Intel can give away all those P4s away in their inventory:D
Anonymous from Belgium - that's interesting. Did you start the config with two different systems from the same product range. For example, were they both Dimension systems? If not, you would end up w/ a price difference.
Perhaps you have all noticed that the least expensive configs cost $279 with AMD Sempron and $379 with Celeron. Where does the $100 difference come from? Everything other than motherboard/CPU is identical. Last I checked, Sempron was a few bucks more than Celeron. $100 more for Intel motherboard? Please...
Also, upgrade to X2 3800+ is $80 ($154 at Newegg), while E6300 is $380 ($180 at Newegg)
Anonymous from belgium:
Same config e520 vs e521. But it is strange that some parts cant be chosen with the other config (example: amd needs an lcd intel can order without).

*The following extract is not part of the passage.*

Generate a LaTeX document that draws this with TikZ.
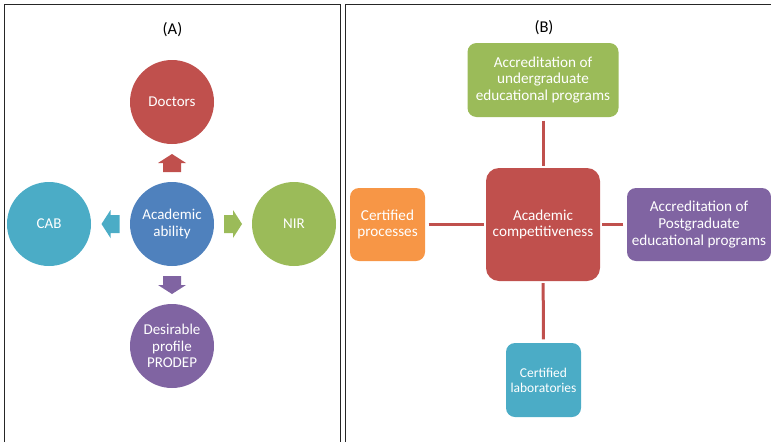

Guess everybody over at europe allready knows that amd rules, so they do not have to sell them that cheap.
Must be something special that makes your config cheaper than mine.
Anonymous from belgium:
Same config e520 vs e521. But it is strange that some parts cant be chosen with the other config (example: amd needs an lcd intel can order without).
Guess everybody over at europe allready knows that amd rules, so they do not have to sell them that cheap.
Must be something special that makes your config cheaper than mine.
Europe is expensive and the US is not man. Probably as simple as that.